How to extract text from a PowerPoint file
Three ways to pull text out of .pptx files — the built-in outline view, scripting with python-pptx, and image-based extraction for slides where the text is baked into pictures.
Most .pptx files are easy to extract from — text lives in shapes that any tool can read. The hard cases are slides built as images, screenshots of dashboards, or decks exported to PDF where the original .pptx is gone.
1. PowerPoint's outline view
View → Outline View shows every text box as plain text in slide order. Select all, copy, paste into your destination. This catches title and body text but misses content inside grouped shapes, SmartArt, and image-based text.
Faster variant: File → Save As → Outline (.rtf). You get a clean text file of every text element on every slide.

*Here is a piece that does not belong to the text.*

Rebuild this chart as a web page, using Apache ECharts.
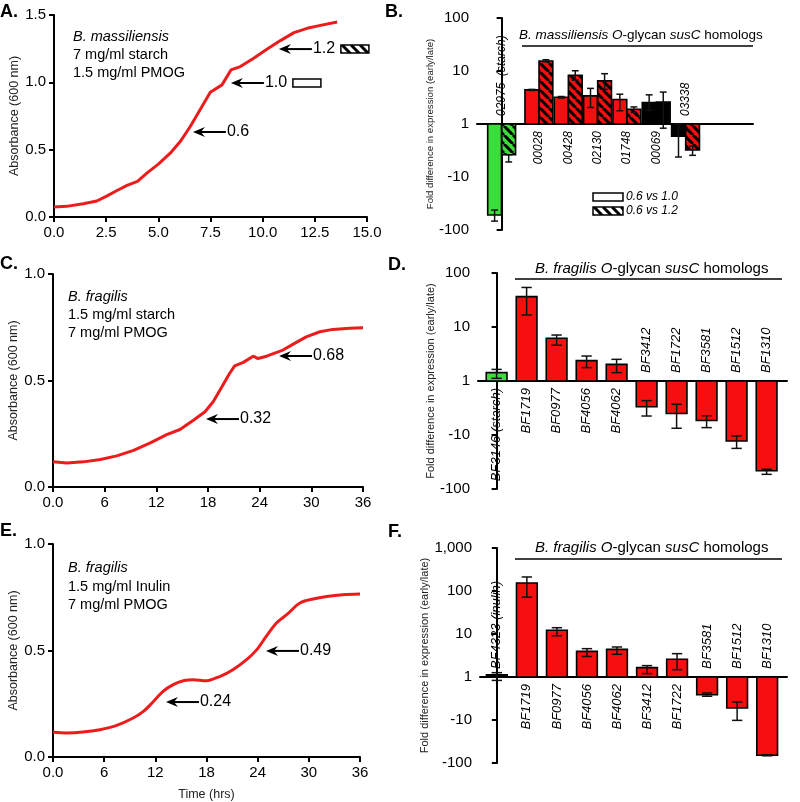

2. python-pptx for programmatic access
MIT-licensed, handles every text shape including those in groups and tables:
from pptx import Presentation prs = Presentation("deck.pptx") for i, slide in enumerate(prs.slides, 1): for shape in slide.shapes: if shape.has_text_frame: for para in shape.text_frame.paragraphs: print(i, para.text)

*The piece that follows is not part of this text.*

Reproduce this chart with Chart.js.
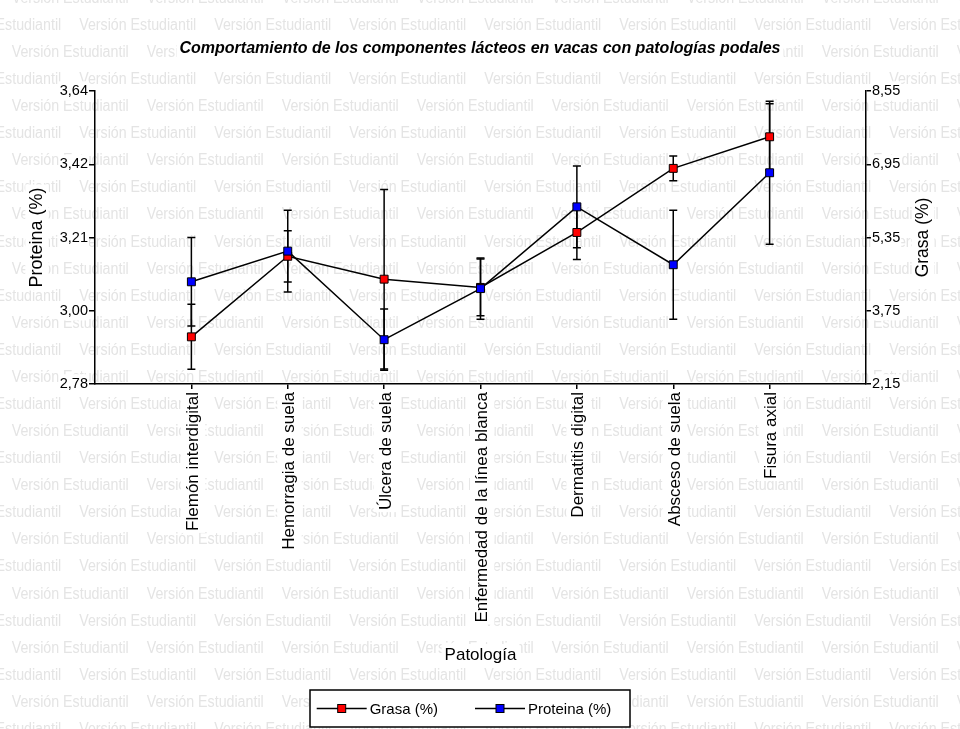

Add an extra branch for shape.has_table to walk table cells. For grouped shapes, recurse into shape.shapes when shape.shape_type is GROUP.
3. Slides as images
If the deck is a series of image-only slides (common for branded marketing decks and screenshots-of-dashboards decks), neither of the above works. Two options:
- Export to PDF, then OCR with ocrmypdf or run through a PDF text extractor.

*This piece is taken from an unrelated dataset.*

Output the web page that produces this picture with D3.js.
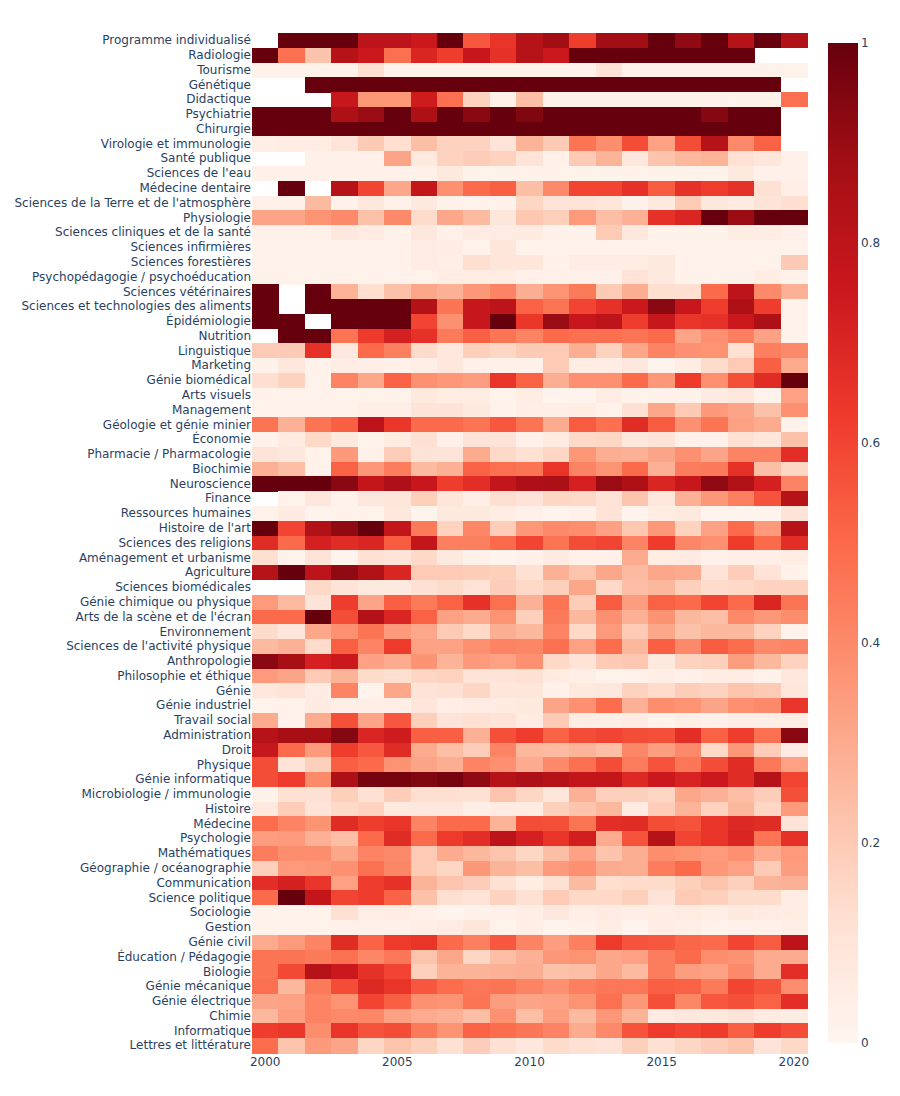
<!DOCTYPE html>
<html><head><meta charset="utf-8">
<script src="https://cdn.jsdelivr.net/npm/d3@7"></script>
<style>html,body{margin:0;padding:0;background:#fff}svg{display:block}
text{font-family:"DejaVu Sans",Verdana,sans-serif;font-size:12px;fill:#2a3f5f}
.domain{display:none}</style></head><body><svg id="c" width="900" height="1096"></svg>
<script>
const years=d3.range(2000,2021);
const xTicks=[2000,2005,2010,2015,2020];
const cbTicks=[0,0.2,0.4,0.6,0.8,1];
const reds=['rgb(255,245,240)','rgb(254,224,210)','rgb(252,187,161)','rgb(252,146,114)','rgb(251,106,74)','rgb(239,59,44)','rgb(203,24,29)','rgb(165,15,21)','rgb(103,0,13)'];
const fields=["Programme individualisé","Radiologie","Tourisme","Génétique","Didactique","Psychiatrie","Chirurgie","Virologie et immunologie","Santé publique","Sciences de l'eau","Médecine dentaire","Sciences de la Terre et de l'atmosphère","Physiologie","Sciences cliniques et de la santé","Sciences infirmières","Sciences forestières","Psychopédagogie / psychoéducation","Sciences vétérinaires","Sciences et technologies des aliments","Épidémiologie","Nutrition","Linguistique","Marketing","Génie biomédical","Arts visuels","Management","Géologie et génie minier","Économie","Pharmacie / Pharmacologie","Biochimie","Neuroscience","Finance","Ressources humaines","Histoire de l'art","Sciences des religions","Aménagement et urbanisme","Agriculture","Sciences biomédicales","Génie chimique ou physique","Arts de la scène et de l'écran","Environnement","Sciences de l'activité physique","Anthropologie","Philosophie et éthique","Génie","Génie industriel","Travail social","Administration","Droit","Physique","Génie informatique","Microbiologie / immunologie","Histoire","Médecine","Psychologie","Mathématiques","Géographie / océanographie","Communication","Science politique","Sociologie","Gestion","Génie civil","Éducation / Pédagogie","Biologie","Génie mécanique","Génie électrique","Chimie","Informatique","Lettres et littérature"];
const _=null;
const values=[
[_,1,1,1,.8,.8,.75,1,.55,.65,.82,.88,.62,.88,.88,1,.92,1,.82,1,.84],
[1,.48,.22,.82,.75,.48,.7,.62,.76,.66,.82,.75,1,1,1,1,1,1,1,_,_],
[.02,.02,.02,.02,.13,.02,.02,.02,.02,.02,.02,.02,.02,.11,.02,.02,.02,.02,.02,.02,.02],
[_,_,1,1,1,1,1,1,1,1,1,1,1,1,1,1,1,1,1,1,_],
[_,_,_,.77,.36,.36,.74,.48,.17,.03,.24,.02,.02,.02,.02,.02,.02,.02,.02,.02,.48],
[1,1,1,.85,.9,1,.85,1,.93,1,.95,1,1,1,1,1,1,.94,1,1,_],
[1,1,1,1,1,1,1,1,1,1,1,1,1,1,1,1,1,1,1,1,_],
[.04,.05,.05,.1,.2,.13,.24,.17,.17,.1,.27,.2,.47,.39,.58,.33,.58,.82,.4,.52,_],
[_,_,.03,.03,.03,.32,.07,.17,.19,.17,.1,.03,.2,.27,.08,.22,.26,.27,.12,.09,.03],
[.03,.03,.03,.03,.03,.03,.03,.07,.02,.02,.02,.02,.02,.02,.02,.02,.02,.02,.07,.03,.03],
[_,1,_,.82,.6,.31,.78,.38,.5,.53,.24,.4,.6,.6,.66,.54,.66,.62,.66,.12,.04],
[.03,.03,.25,.02,.08,.03,.07,.02,.02,.02,.16,.1,.11,.09,.02,.07,.2,.08,.06,.1,.13],
[.32,.32,.37,.4,.23,.4,.14,.31,.25,.09,.21,.18,.35,.24,.28,.66,.7,1,.9,1,1],
[.03,.03,.03,.08,.06,.02,.08,.03,.06,.06,.06,.02,.02,.2,.08,.02,.02,.02,.05,.05,.03],
[.02,.02,.02,.02,.02,.02,.06,.05,.02,.09,.02,.02,.02,.02,.02,.02,.02,.02,.02,.02,.02],
[.02,.02,.02,.02,.02,.02,.06,.04,.13,.09,.09,.02,.05,.05,.05,.07,.02,.02,.02,.02,.2],
[.02,.02,.02,.02,.02,.02,.02,.05,.05,.05,.03,.03,.03,.03,.11,.07,.02,.02,.02,.05,.02],
[1,_,1,.27,.13,.23,.31,.28,.36,.42,.29,.37,.45,.2,.29,.13,.13,.5,.8,.4,.28],
[1,_,1,1,1,1,.83,.47,.77,.8,.52,.47,.6,.66,.75,.93,.76,.62,.85,.62,.02],
[1,1,_,1,1,1,.6,.38,.77,1,.64,.9,.76,.8,.62,.77,.65,.66,.75,.85,.02],
[_,1,1,.47,.63,.72,.66,.45,.53,.47,.42,.5,.48,.48,.47,.5,.32,.38,.43,.33,.02],
[.2,.2,.66,.08,.5,.43,.14,.08,.18,.16,.2,.2,.29,.17,.31,.42,.38,.37,.12,.43,.4],
[.02,.08,.02,.05,.04,.03,.04,.08,.03,.03,.03,.2,.05,.05,.08,.01,.05,.14,.2,.53,.3],
[.13,.17,.02,.42,.31,.52,.38,.36,.34,.65,.52,.29,.38,.38,.5,.36,.63,.38,.57,.68,1],
[.02,.02,.02,.02,.02,.02,.07,.05,.05,.02,.05,.01,.01,.05,.02,.02,.02,.06,.08,.02,.33],
[.02,.02,.02,.02,.04,.04,.1,.1,.07,.02,.04,.04,.05,.02,.12,.31,.2,.35,.32,.23,.38],
[.47,.28,.47,.53,.8,.64,.5,.5,.47,.55,.47,.3,.54,.48,.68,.54,.38,.47,.33,.3,.02],
[.02,.06,.15,.07,.02,.06,.12,.03,.1,.1,.03,.06,.15,.16,.08,.11,.03,.03,.12,.09,.23],
[.1,.08,.02,.35,.03,.19,.11,.1,.3,.15,.12,.16,.36,.29,.28,.32,.38,.32,.42,.42,.67],
[.28,.24,.02,.52,.36,.44,.25,.28,.52,.48,.47,.65,.42,.37,.5,.28,.44,.45,.66,.24,.16],
[1,1,1,.93,.78,.85,.76,.62,.67,.78,.85,.86,.72,.9,.85,.7,.77,.92,.84,.72,.42],
[_,.02,.08,.02,.08,.09,.18,.09,.04,.13,.1,.16,.15,.11,.22,.08,.28,.36,.43,.56,.82],
[.02,.06,.01,.02,.02,.08,.01,.07,.07,.05,.03,.01,.03,.11,.01,.05,.07,.01,.01,.01,.1],
[1,.6,.84,.92,1,.78,.45,.17,.41,.19,.36,.4,.39,.33,.21,.36,.17,.33,.5,.35,.82],
[.68,.5,.72,.68,.7,.54,.78,.43,.43,.5,.6,.47,.58,.6,.42,.63,.41,.38,.63,.5,.67],
[.13,.02,.1,.01,.12,.1,.15,.07,.03,.01,.03,.06,.03,.03,.3,.05,.06,.03,.04,.04,.05],
[.82,1,.8,.92,.84,.7,.2,.2,.19,.18,.12,.28,.22,.31,.25,.31,.3,.1,.19,.11,.02],
[_,_,.15,.1,.07,.07,.12,.14,.11,.19,.15,.18,.31,.15,.24,.26,.18,.14,.15,.17,.17],
[.35,.25,.1,.62,.32,.53,.45,.52,.66,.48,.28,.47,.19,.54,.34,.52,.5,.6,.5,.7,.47],
[.5,.5,1,.58,.83,.7,.52,.33,.3,.37,.18,.45,.26,.38,.28,.37,.26,.24,.4,.36,.39],
[.14,.09,.31,.38,.47,.35,.31,.2,.15,.29,.26,.42,.15,.35,.2,.31,.23,.26,.26,.17,.02],
[.25,.28,.14,.53,.42,.63,.33,.33,.38,.42,.41,.48,.33,.49,.26,.53,.4,.54,.49,.4,.42],
[.93,.87,.72,.75,.33,.3,.37,.27,.35,.33,.38,.15,.11,.2,.21,.07,.17,.18,.34,.26,.17],
[.35,.32,.2,.27,.14,.13,.16,.17,.1,.1,.12,.06,.04,.02,.02,.04,.03,.05,.05,.02,.08],
[.08,.11,.06,.42,.01,.31,.1,.12,.16,.09,.09,.03,.07,.08,.17,.14,.19,.17,.22,.2,.09],
[.02,.02,.06,.04,.04,.04,.09,.04,.06,.06,.07,.32,.38,.49,.28,.39,.37,.32,.38,.4,.65],
[.3,.02,.3,.57,.32,.55,.18,.1,.12,.11,.06,.2,.05,.04,.06,.02,.04,.03,.04,.04,.05],
[.82,.87,.87,.94,.7,.74,.53,.53,.28,.57,.62,.52,.58,.6,.58,.57,.67,.52,.62,.48,.93],
[.77,.5,.35,.62,.55,.68,.3,.24,.19,.42,.26,.25,.27,.24,.41,.34,.4,.15,.36,.19,.06],
[.58,.1,.18,.53,.5,.37,.32,.29,.42,.38,.3,.4,.48,.58,.44,.56,.46,.58,.68,.46,.33],
[.58,.63,.4,.85,.97,.97,.95,.97,.92,.82,.85,.82,.78,.78,.69,.75,.71,.75,.68,.82,.6],
[.02,.12,.12,.18,.12,.19,.13,.13,.12,.22,.16,.09,.28,.18,.18,.16,.31,.28,.24,.19,.57],
[.07,.19,.1,.15,.17,.07,.08,.08,.04,.06,.06,.18,.22,.26,.06,.19,.27,.17,.26,.16,.35],
[.49,.42,.37,.68,.62,.65,.42,.5,.5,.27,.58,.57,.47,.67,.68,.58,.56,.65,.69,.68,.1],
[.34,.35,.28,.24,.5,.68,.5,.63,.67,.8,.72,.65,.73,.3,.56,.82,.6,.65,.7,.47,.66],
[.44,.39,.39,.31,.42,.4,.2,.3,.26,.22,.16,.24,.33,.22,.29,.39,.37,.35,.38,.3,.35],
[.18,.35,.36,.38,.48,.41,.2,.16,.36,.27,.24,.35,.38,.3,.29,.44,.5,.36,.33,.2,.34],
[.67,.72,.65,.33,.62,.66,.27,.22,.19,.12,.05,.12,.25,.13,.14,.14,.18,.22,.18,.27,.28],
[.5,1,.78,.6,.62,.52,.23,.13,.11,.17,.12,.2,.15,.15,.18,.1,.2,.18,.14,.14,.05],
[.02,.02,.02,.12,.04,.05,.03,.01,.02,.03,.04,.08,.04,.06,.04,.05,.06,.04,.07,.06,.05],
[.02,.02,.02,.03,.03,.03,.04,.06,.09,.02,.04,.01,.02,.05,.01,.05,.04,.02,.03,.03,.04],
[.3,.35,.42,.68,.52,.63,.65,.5,.43,.55,.42,.34,.43,.63,.56,.55,.51,.5,.6,.54,.8],
[.47,.47,.45,.48,.41,.46,.22,.31,.16,.24,.28,.36,.37,.31,.33,.44,.5,.39,.37,.3,.3],
[.47,.59,.82,.75,.66,.6,.18,.27,.27,.28,.29,.23,.24,.31,.25,.44,.34,.33,.4,.3,.67],
[.48,.26,.45,.58,.69,.65,.55,.49,.46,.47,.42,.38,.43,.46,.46,.53,.52,.45,.6,.56,.39],
[.32,.33,.42,.37,.6,.53,.38,.37,.47,.34,.32,.33,.37,.48,.36,.57,.41,.55,.57,.52,.67],
[.26,.34,.42,.4,.41,.33,.3,.28,.24,.38,.24,.34,.25,.36,.27,.06,.08,.07,.1,.06,.05],
[.62,.64,.39,.65,.56,.58,.45,.37,.52,.49,.46,.42,.3,.4,.56,.63,.6,.63,.53,.62,.58],
[.49,.22,.35,.32,.16,.22,.18,.12,.19,.12,.08,.14,.12,.1,.18,.12,.16,.19,.22,.1,.15]
];

const svg=d3.select('#c');
const plot={l:252,r:807,t:33,b:1053};
const x=d3.scaleBand().domain(years).range([plot.l,plot.r]);
const y=d3.scaleBand().domain(fields).range([plot.t,plot.b]);
const color=d3.scaleLinear().domain(reds.map((c,i)=>i/(reds.length-1))).range(reds).interpolate(d3.interpolateRgb);

const cells=values.flatMap((row,r)=>row.map((v,c)=>({field:fields[r],year:years[c],v})).filter(d=>d.v!==null));
svg.append('g').attr('shape-rendering','crispEdges').selectAll('rect').data(cells).join('rect')
  .attr('x',d=>x(d.year)).attr('y',d=>y(d.field))
  .attr('width',x.bandwidth()+.5).attr('height',y.bandwidth()+.5)
  .attr('fill',d=>color(d.v));

svg.append('g').attr('transform',`translate(${plot.l-1},0)`)
  .call(d3.axisLeft(y).tickSize(0).tickPadding(0));
svg.append('g').attr('transform',`translate(0,${plot.b})`)
  .call(d3.axisBottom(x).tickValues(xTicks).tickFormat(d3.format('d')).tickSize(0).tickPadding(4.5));

// colour bar
const cb={x:828,w:30,t:43,b:1043};
const cy=d3.scaleLinear().domain([0,1]).range([cb.b,cb.t]);
const gid='cbGrad';
const grad=svg.append('defs').append('linearGradient').attr('id',gid).attr('x1',0).attr('x2',0).attr('y1',1).attr('y2',0);
grad.selectAll('stop').data(reds).join('stop').attr('offset',(d,i)=>i/(reds.length-1)).attr('stop-color',d=>d);
svg.append('rect').attr('x',cb.x).attr('y',cb.t).attr('width',cb.w).attr('height',cb.b-cb.t).attr('fill',`url(#${gid})`);
svg.append('g').attr('transform',`translate(${cb.x+cb.w},0)`)
  .call(d3.axisRight(cy).tickValues(cbTicks).tickFormat(d3.format('~g')).tickSize(0).tickPadding(3));
</script></body></html>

- Export each slide as PNG (File → Export → PNG), then run them through ExtractFox's image data extractor with a prompt like "extract all visible text in reading order."
Online .pptx files
If the file is on SharePoint or Google Slides, both support exporting to PDF or .pptx for free. The Google Slides API also exposes presentation content directly via REST — useful for automated pipelines pulling from a shared Drive.